* **DATA BLOCK**:

==*==

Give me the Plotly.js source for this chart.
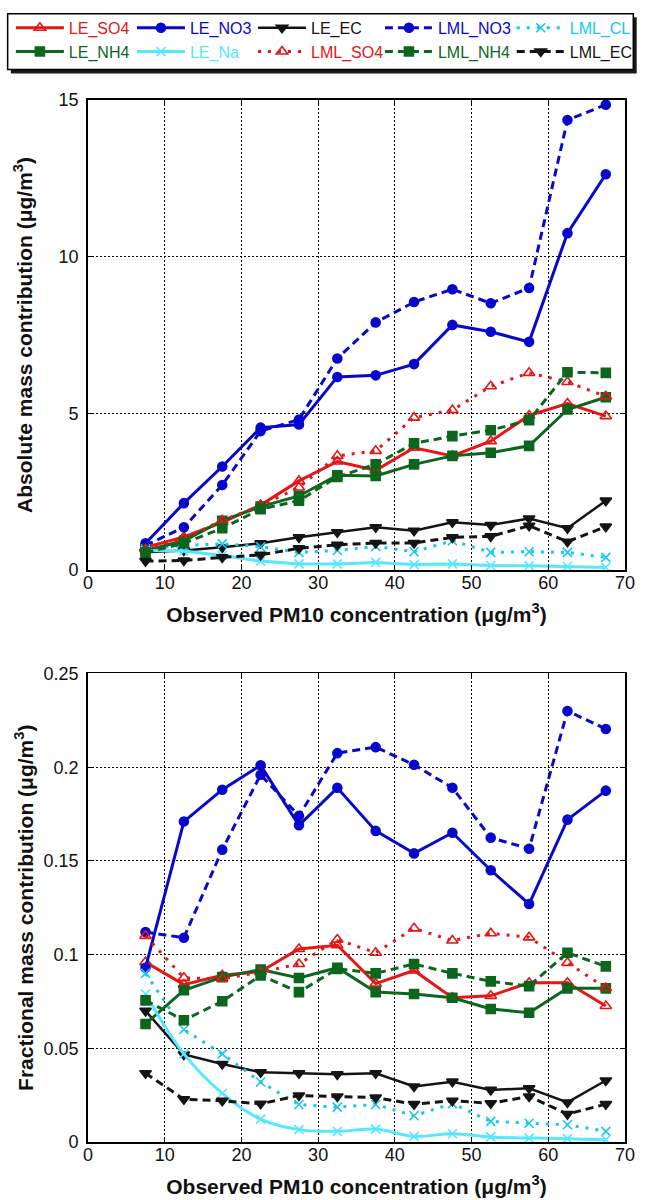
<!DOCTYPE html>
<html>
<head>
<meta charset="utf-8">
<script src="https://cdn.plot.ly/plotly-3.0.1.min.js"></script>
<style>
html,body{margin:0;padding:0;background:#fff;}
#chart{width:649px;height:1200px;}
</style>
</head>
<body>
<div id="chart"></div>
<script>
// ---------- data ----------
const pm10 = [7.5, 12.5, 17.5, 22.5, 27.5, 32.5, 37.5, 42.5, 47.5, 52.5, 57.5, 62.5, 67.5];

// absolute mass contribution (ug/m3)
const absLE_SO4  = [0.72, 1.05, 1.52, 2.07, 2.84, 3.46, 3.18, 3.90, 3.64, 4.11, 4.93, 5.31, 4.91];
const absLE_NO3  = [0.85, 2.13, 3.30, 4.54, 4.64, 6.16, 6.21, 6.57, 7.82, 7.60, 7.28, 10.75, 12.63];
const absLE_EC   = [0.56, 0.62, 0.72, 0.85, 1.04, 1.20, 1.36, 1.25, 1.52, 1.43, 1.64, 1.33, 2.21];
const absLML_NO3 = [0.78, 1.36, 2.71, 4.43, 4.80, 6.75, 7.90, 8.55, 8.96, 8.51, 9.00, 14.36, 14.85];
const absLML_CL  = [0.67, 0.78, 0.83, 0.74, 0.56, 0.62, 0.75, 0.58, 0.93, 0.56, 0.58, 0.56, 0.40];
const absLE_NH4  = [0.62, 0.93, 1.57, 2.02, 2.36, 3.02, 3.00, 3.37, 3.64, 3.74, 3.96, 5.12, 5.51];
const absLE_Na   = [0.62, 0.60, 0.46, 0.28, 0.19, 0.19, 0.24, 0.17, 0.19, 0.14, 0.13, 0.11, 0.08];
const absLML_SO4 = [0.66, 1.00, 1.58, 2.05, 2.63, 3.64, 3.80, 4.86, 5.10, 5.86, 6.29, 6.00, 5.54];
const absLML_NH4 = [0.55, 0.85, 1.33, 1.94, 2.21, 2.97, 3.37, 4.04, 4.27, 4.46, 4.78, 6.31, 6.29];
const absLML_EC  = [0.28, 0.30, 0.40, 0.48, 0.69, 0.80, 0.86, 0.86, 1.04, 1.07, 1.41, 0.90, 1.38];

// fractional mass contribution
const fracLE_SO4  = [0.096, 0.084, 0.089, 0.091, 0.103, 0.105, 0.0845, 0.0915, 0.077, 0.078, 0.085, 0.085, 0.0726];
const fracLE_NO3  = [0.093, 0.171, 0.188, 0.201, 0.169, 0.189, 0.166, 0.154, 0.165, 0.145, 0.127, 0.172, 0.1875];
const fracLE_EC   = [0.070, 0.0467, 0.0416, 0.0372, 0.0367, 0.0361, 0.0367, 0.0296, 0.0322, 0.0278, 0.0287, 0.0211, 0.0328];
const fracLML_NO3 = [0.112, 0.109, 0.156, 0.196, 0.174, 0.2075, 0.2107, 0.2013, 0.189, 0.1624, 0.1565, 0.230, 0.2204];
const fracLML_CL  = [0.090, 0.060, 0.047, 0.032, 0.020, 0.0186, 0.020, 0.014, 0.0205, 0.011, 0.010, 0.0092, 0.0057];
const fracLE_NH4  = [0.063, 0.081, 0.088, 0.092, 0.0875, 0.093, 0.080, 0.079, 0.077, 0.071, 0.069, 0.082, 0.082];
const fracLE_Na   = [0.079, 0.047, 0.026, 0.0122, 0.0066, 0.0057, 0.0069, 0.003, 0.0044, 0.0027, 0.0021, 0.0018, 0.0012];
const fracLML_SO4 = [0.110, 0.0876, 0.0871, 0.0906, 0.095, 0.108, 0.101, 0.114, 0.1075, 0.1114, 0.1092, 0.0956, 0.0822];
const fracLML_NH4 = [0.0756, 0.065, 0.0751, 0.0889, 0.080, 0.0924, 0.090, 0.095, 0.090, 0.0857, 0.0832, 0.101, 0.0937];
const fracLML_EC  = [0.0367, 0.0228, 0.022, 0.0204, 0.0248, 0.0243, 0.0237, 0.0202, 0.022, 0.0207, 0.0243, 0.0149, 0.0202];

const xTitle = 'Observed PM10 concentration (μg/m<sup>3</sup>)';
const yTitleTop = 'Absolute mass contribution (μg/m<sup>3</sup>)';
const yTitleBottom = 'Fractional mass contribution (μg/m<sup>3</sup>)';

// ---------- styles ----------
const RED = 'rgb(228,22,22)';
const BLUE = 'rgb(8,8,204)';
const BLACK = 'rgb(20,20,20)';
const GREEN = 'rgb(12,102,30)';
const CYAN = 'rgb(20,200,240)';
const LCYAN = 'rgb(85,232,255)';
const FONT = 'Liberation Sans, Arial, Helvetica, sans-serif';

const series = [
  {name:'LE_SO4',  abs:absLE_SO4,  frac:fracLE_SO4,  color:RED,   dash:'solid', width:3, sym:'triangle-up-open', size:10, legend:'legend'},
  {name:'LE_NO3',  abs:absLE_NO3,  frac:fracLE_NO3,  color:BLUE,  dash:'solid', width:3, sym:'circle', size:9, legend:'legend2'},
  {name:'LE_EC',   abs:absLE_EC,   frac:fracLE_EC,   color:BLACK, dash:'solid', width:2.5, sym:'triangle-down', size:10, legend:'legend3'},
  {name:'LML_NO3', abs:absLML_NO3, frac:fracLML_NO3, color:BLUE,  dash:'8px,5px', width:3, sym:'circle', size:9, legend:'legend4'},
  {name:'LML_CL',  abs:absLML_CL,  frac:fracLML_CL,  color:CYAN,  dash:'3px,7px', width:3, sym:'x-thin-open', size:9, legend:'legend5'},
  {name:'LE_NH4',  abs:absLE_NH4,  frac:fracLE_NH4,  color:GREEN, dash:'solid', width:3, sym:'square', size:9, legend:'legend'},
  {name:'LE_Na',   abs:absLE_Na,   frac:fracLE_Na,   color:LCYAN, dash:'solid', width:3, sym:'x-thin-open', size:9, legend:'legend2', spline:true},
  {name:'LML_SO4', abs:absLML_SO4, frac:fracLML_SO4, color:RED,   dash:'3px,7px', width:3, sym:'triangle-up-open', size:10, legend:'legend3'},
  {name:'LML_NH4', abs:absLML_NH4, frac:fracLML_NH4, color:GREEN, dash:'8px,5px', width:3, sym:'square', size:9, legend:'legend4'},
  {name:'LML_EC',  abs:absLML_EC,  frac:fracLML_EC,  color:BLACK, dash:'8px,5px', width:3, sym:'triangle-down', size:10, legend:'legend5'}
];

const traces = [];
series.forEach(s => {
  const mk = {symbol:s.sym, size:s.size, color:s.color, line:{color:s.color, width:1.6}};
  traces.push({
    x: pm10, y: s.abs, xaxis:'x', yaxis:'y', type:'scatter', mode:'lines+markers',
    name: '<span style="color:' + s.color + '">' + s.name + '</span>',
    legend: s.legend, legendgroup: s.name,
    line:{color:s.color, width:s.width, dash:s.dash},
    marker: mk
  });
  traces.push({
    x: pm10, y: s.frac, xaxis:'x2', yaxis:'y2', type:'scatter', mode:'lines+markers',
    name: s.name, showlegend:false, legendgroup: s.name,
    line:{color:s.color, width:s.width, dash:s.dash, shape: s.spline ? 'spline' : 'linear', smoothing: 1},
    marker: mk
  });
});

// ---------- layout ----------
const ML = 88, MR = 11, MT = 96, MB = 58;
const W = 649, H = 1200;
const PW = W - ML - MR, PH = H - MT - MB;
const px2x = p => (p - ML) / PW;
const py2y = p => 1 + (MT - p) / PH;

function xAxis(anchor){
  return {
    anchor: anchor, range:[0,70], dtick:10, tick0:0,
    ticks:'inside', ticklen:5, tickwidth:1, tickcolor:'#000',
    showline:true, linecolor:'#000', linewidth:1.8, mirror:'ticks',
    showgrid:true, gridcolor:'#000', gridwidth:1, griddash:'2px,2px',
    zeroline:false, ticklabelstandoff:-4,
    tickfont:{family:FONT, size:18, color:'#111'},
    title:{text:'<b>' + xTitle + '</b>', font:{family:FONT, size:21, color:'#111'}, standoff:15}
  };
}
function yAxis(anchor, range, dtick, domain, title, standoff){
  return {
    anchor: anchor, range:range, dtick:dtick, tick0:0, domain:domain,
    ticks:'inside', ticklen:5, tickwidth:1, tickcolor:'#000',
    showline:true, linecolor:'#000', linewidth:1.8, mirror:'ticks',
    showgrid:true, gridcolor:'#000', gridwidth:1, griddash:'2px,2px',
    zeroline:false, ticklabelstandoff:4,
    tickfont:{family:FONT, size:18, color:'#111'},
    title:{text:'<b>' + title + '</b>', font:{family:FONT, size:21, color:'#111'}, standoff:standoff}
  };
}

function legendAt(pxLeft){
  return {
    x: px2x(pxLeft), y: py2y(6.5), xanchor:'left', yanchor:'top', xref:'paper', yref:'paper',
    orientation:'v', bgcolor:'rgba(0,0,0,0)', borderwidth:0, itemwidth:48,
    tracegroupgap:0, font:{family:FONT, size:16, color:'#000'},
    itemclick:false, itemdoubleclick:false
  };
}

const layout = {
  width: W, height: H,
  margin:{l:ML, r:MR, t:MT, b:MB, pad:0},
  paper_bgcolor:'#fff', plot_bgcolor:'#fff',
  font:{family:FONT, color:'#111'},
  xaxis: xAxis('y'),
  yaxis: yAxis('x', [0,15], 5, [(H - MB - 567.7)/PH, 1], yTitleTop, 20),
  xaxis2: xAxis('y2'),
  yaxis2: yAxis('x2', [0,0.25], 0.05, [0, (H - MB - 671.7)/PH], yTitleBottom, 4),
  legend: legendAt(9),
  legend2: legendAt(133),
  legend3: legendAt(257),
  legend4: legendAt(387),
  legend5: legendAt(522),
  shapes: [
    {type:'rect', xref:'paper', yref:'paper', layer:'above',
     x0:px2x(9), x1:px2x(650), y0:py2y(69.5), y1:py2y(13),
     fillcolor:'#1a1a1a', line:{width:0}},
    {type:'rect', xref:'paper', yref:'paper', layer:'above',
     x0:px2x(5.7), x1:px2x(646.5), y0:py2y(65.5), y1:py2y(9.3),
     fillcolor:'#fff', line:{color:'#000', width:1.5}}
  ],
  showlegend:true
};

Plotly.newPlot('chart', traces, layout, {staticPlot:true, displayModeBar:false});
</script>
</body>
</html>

==*==

* **EXERCISE INSTRUCTIONS**: Repeat, with no pictures, each line from the beginning of the data through the line containing "57.5, 62.5, 67.5];", inclusive.

* **THE SOLUTION**:
Give me the Plotly.js source for this chart.
<!DOCTYPE html>
<html>
<head>
<meta charset="utf-8">
<script src="https://cdn.plot.ly/plotly-3.0.1.min.js"></script>
<style>
html,body{margin:0;padding:0;background:#fff;}
#chart{width:649px;height:1200px;}
</style>
</head>
<body>
<div id="chart"></div>
<script>
// ---------- data ----------
const pm10 = [7.5, 12.5, 17.5, 22.5, 27.5, 32.5, 37.5, 42.5, 47.5, 52.5, 57.5, 62.5, 67.5];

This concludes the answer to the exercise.